Open andmastrantuono opened this issue 6 months ago • 3 comments

I'd like to suggest the representation of nuclear power technologies by differentiating them by size (large reactors vs small modular reactors) and by reactor type (PWR, HTGR, etc.), and applying this distinction to both existing and buildable capacity.

Right now, nuclear is modeled as a single generic technology, but there are major differences between different technologies. Each class has distinct:

  • Capital cost (CAPEX);
  • O&M cost structure;
  • Construction time and modularity;
  • Ramp rates and flexibility;
  • Applicability (grid baseload vs remote/off-grid, industrial heat, etc.).

A first-level split could distinguish:

  • nuclear_large
  • nuclear_smr A second-level refinement could add specific reactor types:
  • nuclear_smr_pwr
  • nuclear_smr_htgr

This would better reflect current technology trends and allow more detailed modeling of future scenarios – especially given the increasing focus on SMRs in Europe, USA and beyond.
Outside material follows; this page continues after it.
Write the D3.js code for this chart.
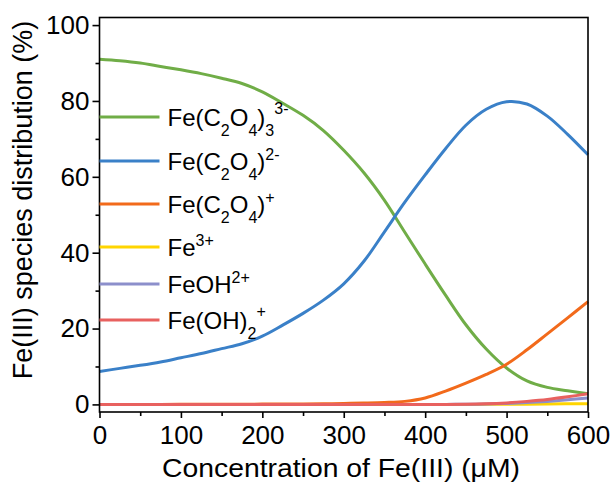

andmastrantuono avatar Jul 03 '25 17:07 andmastrantuono

Sure, by all means. Do you have a source for assumptions that we can add? If you want, you can add them into manual_inputs.csv and I can review your additions!

What do you think about the current nuclear assumptions? Can we keep the current nuclear technology to make the change not break other people's applications, or are they inappropriate?

euronion avatar Jul 04 '25 06:07 euronion

Sure, I’ll work on that. I believe the current assumptions could be improved, but it will take a bit of time to collect and structure the data properly. Once the diversification is implemented, it might be challenging to keep the current aggregated nuclear technology as it is, but we can explore ways to ensure backward compatibility if needed.

andmastrantuono avatar Jul 04 '25 08:07 andmastrantuono

Great, thanks!

Yes - let's discuss backwards compatibility once we have the other data available!